With most startups I talk to who are preparing to pitch for cash, I ask them to factor in a certain amount of spending for user learning. They almost always resist. The reason for this is multi-pronged:
- The genuine lack of interest in the consumer and serving them (as discussed). Growth focused, not product-user focused.
- The fact that it’s very difficult to get statistically-significant research results on a startup budget. This is a problem the eco-system needs to someday solve with marketplace disruption. Most research firms charge corporate prices which is a barrier. Cost-effective, reliable results are hard to come by. I’m sensitive to that.
- The startup eco-system, because of its collective lack of business experience, has chosen to not tap into the wealth of knowledge many of us have, in favor of inventing its own principles. One of these is what we call “A/B testing”. Because it has a name, it’s official and credible, apparently. We learn by testing so we’ll eventually figure it out. This process does have a place but there is significant over-reliance on this method. There is a huge dark side to this approach. It starts with the fact that A/B testing is effectively guessing, and that’s a dose of realism that some don’t want to acknowledge. When you label it that way you can start to understand that guessing can be expensive and take a long time. You never know if you are optimized, just if current approach is better than the last. In the meantime, you are out there spending money and time, alienating as many consumers as you acquire for all the times you guess wrong, while more importantly, competitors are given opportunity to pass you by.

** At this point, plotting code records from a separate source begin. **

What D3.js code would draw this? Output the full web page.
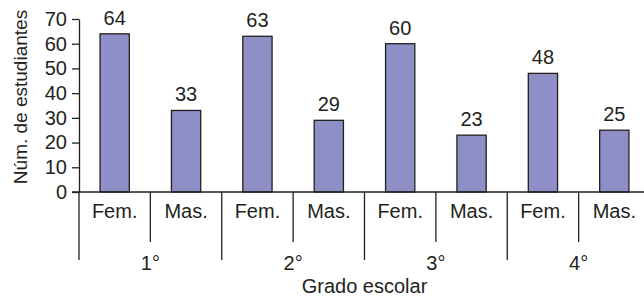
<!doctype html>
<html>
  <head>
    <meta charset="utf-8">
    <script src="https://cdn.jsdelivr.net/npm/d3@7"></script>
    <style>
      body { margin: 0; background: #fff; }
      text { font-family: "Liberation Sans", Arial, sans-serif; fill: #231f20; }
    </style>
  </head>
  <body>
    <script>
    // data
    var grades = ["1°", "2°", "3°", "4°"];
    var sexes = ["Fem.", "Mas."];
    var fem = [64, 63, 60, 48];
    var mas = [33, 29, 23, 25];
    var yTicks = [0, 10, 20, 30, 40, 50, 60, 70];

    var width = 644;
    var height = 299;

    // plot area (right edge runs past the window, as in the reference)
    var plotLeft = 79, plotRight = 650, plotTop = 19, plotBottom = 192;

    var rows = [];
    grades.forEach(function(g, i) {
      rows.push({grade: g, sex: sexes[0], value: fem[i]});
      rows.push({grade: g, sex: sexes[1], value: mas[i]});
    });

    var svg = d3.select("body")
              .append("svg")
              .attr("width", width)
              .attr("height", height);

    var x0 = d3.scaleBand().domain(grades).range([plotLeft, plotRight]).padding(0);
    var x1 = d3.scaleBand().domain(sexes).range([0, x0.bandwidth()])
               .paddingInner(0.59).paddingOuter(0.295);
    var y = d3.scaleLinear().domain([0, 70]).range([plotBottom, plotTop]);

    var ink = "#231f20";

    // y axis
    var yAxis = svg.append("g")
      .attr("transform", "translate(" + plotLeft + ",0)")
      .call(d3.axisLeft(y).tickValues(yTicks).tickSize(7).tickSizeOuter(0).tickPadding(5));
    yAxis.selectAll("path, line").attr("stroke", ink).attr("stroke-width", 1.3);
    yAxis.selectAll("text").attr("font-size", "20px").attr("fill", ink)
      .style("font-family", '"Liberation Sans", Arial, sans-serif');

    // bars
    svg.selectAll("rect.bar")
      .data(rows)
      .enter().append("rect")
      .attr("class", "bar")
      .attr("x", function(d) { return x0(d.grade) + x1(d.sex); })
      .attr("y", function(d) { return y(d.value); })
      .attr("width", x1.bandwidth())
      .attr("height", function(d) { return y(0) - y(d.value); })
      .attr("fill", "#8f8fc7")
      .attr("stroke", ink)
      .attr("stroke-width", 1.3);

    // value labels
    svg.selectAll("text.val")
      .data(rows)
      .enter().append("text")
      .attr("class", "val")
      .attr("x", function(d) { return x0(d.grade) + x1(d.sex) + x1.bandwidth() / 2; })
      .attr("y", function(d) { return y(d.value) - 9; })
      .attr("text-anchor", "middle")
      .attr("font-size", "20px")
      .text(function(d) { return d.value; });

    // x axis baseline
    svg.append("line")
      .attr("x1", plotLeft - 7).attr("x2", plotRight)
      .attr("y1", y(0)).attr("y2", y(0))
      .attr("stroke", ink).attr("stroke-width", 1.3);

    // group separators (long) and sex separators (short)
    var groupEdges = grades.map(function(g) { return x0(g); }).concat([plotRight]);
    svg.selectAll("line.gsep")
      .data(groupEdges)
      .enter().append("line")
      .attr("class", "gsep")
      .attr("x1", function(d) { return d; }).attr("x2", function(d) { return d; })
      .attr("y1", y(0)).attr("y2", 260)
      .attr("stroke", ink).attr("stroke-width", 1.3);

    svg.selectAll("line.ssep")
      .data(grades)
      .enter().append("line")
      .attr("class", "ssep")
      .attr("x1", function(d) { return x0(d) + x0.bandwidth() / 2; })
      .attr("x2", function(d) { return x0(d) + x0.bandwidth() / 2; })
      .attr("y1", y(0)).attr("y2", 242)
      .attr("stroke", ink).attr("stroke-width", 1.3);

    // sex labels
    svg.selectAll("text.sex")
      .data(rows)
      .enter().append("text")
      .attr("class", "sex")
      .attr("x", function(d) { return x0(d.grade) + x1(d.sex) + x1.bandwidth() / 2; })
      .attr("y", 218)
      .attr("text-anchor", "middle")
      .attr("font-size", "20px")
      .text(function(d) { return d.sex; });

    // grade labels
    svg.selectAll("text.grade")
      .data(grades)
      .enter().append("text")
      .attr("class", "grade")
      .attr("x", function(d) { return x0(d) + x0.bandwidth() / 2; })
      .attr("y", 270)
      .attr("text-anchor", "middle")
      .attr("font-size", "20px")
      .text(function(d) { return d; });

    // axis titles
    svg.append("text")
      .attr("x", (plotLeft + plotRight) / 2)
      .attr("y", 293)
      .attr("text-anchor", "middle")
      .attr("font-size", "20px")
      .text("Grado escolar");

    svg.append("text")
      .attr("transform", "translate(27,97) rotate(-90)")
      .attr("text-anchor", "middle")
      .attr("font-size", "19px")
      .text("Núm. de estudiantes");
    </script>
  </body>
</html>
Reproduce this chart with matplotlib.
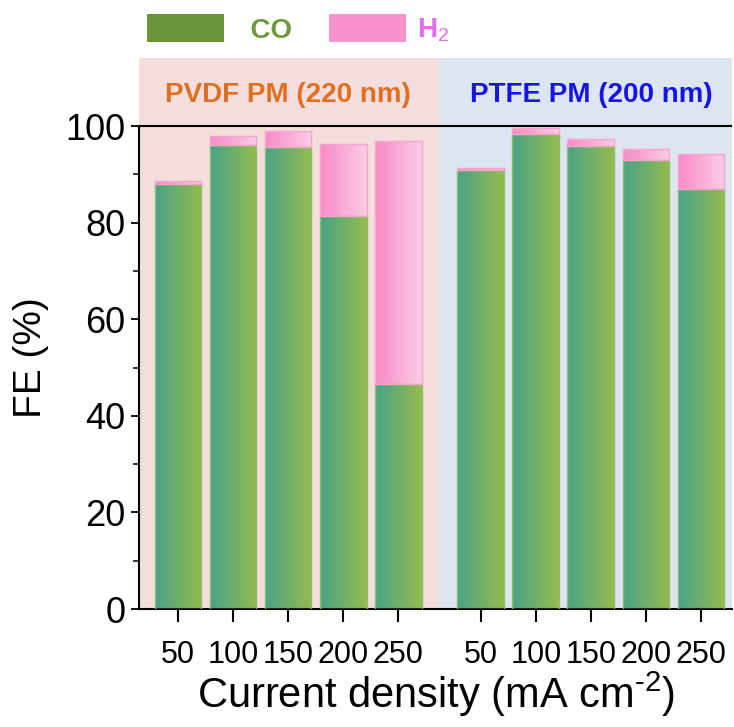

On that last sentence, it’s important to understand that the cycle time for startups to scale up and learn has shortened dramatically in even the last few years. So, when there’s a marketplace opportunity, you have to move super fast or you get passed…or somehow, the opportunity dissipates. The best way to do that is to invest in knowing your end user really well on the front end, so that when you launch, you rocket forward instead of hoping to fiddle your way to some degree of success over time.